Lorsque l’on est sans-domicile fixe, l’emploi ne fait pas tout. Parfois même, certains ne souhaitent pas s’insérer professionnellement. Mais les relations humaines sont primordiales. Échanger avec quelqu’un nous fait toujours sentir important ou du moins pris en compte. Grâce à cela, Aïcha est contente d’aller au travail le matin, “sans stress”.
Une chance pour ceux qui n’en ont pas
L’association donne l’opportunité aux sans-domicile fixe de redonner une seconde vie aux livres. Marine, co-fondatrice de l’association nous explique que “ce sont des contrats d’un an à temps-partiel dans le but de reprendre un rythme de travail progressif et sur les derniers mois, ils passent à temps plein pour les habituer à la suite”. En tant qu’opérateurs logistiques, les employés se partagent les tâches entre le tri des livres, la mise en stock ainsi que la préparation et l’expédition des commandes.
La Bouquinerie se voit comme un tremplin. Elle donne l’opportunité de s’insérer professionnellement tout en apportant un soutien dans les recherches d’emploi futur. Prenant en compte leur parcours de vie souvent difficile, l’association s’adapte aux besoins de chacun, allant à leur rythme. Que ce soit les SDF, les migrants ou encore les réfugiés, tous s’autorisent à réfléchir à un avenir meilleur que la rue.
Une solution sur le long terme ?
Depuis sa création, la Bouquinerie du Sart a permis à 30 des 43 employés de se reloger. En 2021, 9 personnes sur 10 ont trouvé un emploi à la fin de leur contrat. C’est un bon début pour une action locale qui travaille à échelle humaine.
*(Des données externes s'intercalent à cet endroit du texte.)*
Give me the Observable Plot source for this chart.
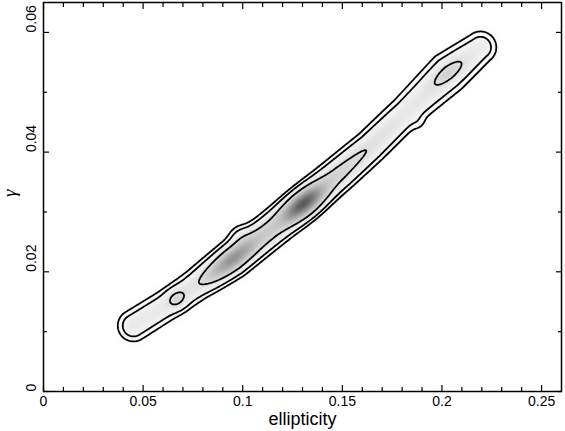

Par ailleurs, en France, le nombre d’associations d’aide à la réinsertion professionnelle ne fait qu’augmenter. Mais c’est aussi le cas pour celui des sans-domicile fixe. La situation s’aggrave et cette fois-ci c’est à une échelle nationale que le sujet doit être traité. Les initiatives comme la Bouquinerie du Sart montrent bien qu’il serait nécessaire de créer plus de places dans les foyers et de mettre en vigueur des politiques sociales plus concrètes et efficaces.
Lilou Hiver
Les postes proposés pour amener à la réinsertion professionnelle
Dans cette vidéo, Zoé Dejaegere nous propose une rencontre avec les personnes en réinsertion professionnelle à la Bouquinerie du Sart, qui nous expliquerons leurs différentes tâches dans cette association écologique et solidaire.
Zoom sur...
la seconde main
Livres, vêtements, jouets, appareils électroniques, mobilier : il est désormais possible de (presque) tout se procurer de seconde main. Entre conscience écologique de lutte contre la surproduction ou tendance du moment, tout le monde n’est pas adepte pour les mêmes raisons. Alors que de plus en plus d’initiatives de vente alternative fleurissent dans nos rues & sur nos téléphones, les Français.e.s semblent réactif.ive.s à ce mode de consommation : iels étaient 29 % à acheter des vêtements ayant eu une première vie en 2021, contre 16 % en 2018. En parcourant les étales de ces magasins alternatifs, j’ai rencontré des client.e.s aux différentes motivations comme Éloïse & son budget d’étudiant, bien contente “d’acheter pleins de choses à petit prix”. Ethan de son côté, explique que “c’est tout un mode de vie de consommer le maximum de choses qui existent déjà.”
L’intérêt est d’adopter une posture militante au quotidien, écologique & anti-capitaliste. “Je boycotte tous les magasins de première main qui surproduisent, on n’a plus besoin de produire autant, faut consommer ce qu’on a !” Pour Anaïs, ces lieux alternatifs sont plutôt la sortie stylée de la semaine : “c’est hyper stylé ici, on achète des trucs sympas dont on n’a pas forcément besoin & c’est hyper aesthetic pour nos photos.” Loin de la lutte contre la surproduction, la jeune femme est happée par la seconde main à petit prix qui amène à davantage consommer. Le revers de la seconde main qui incite à consommer plus que nécessaire.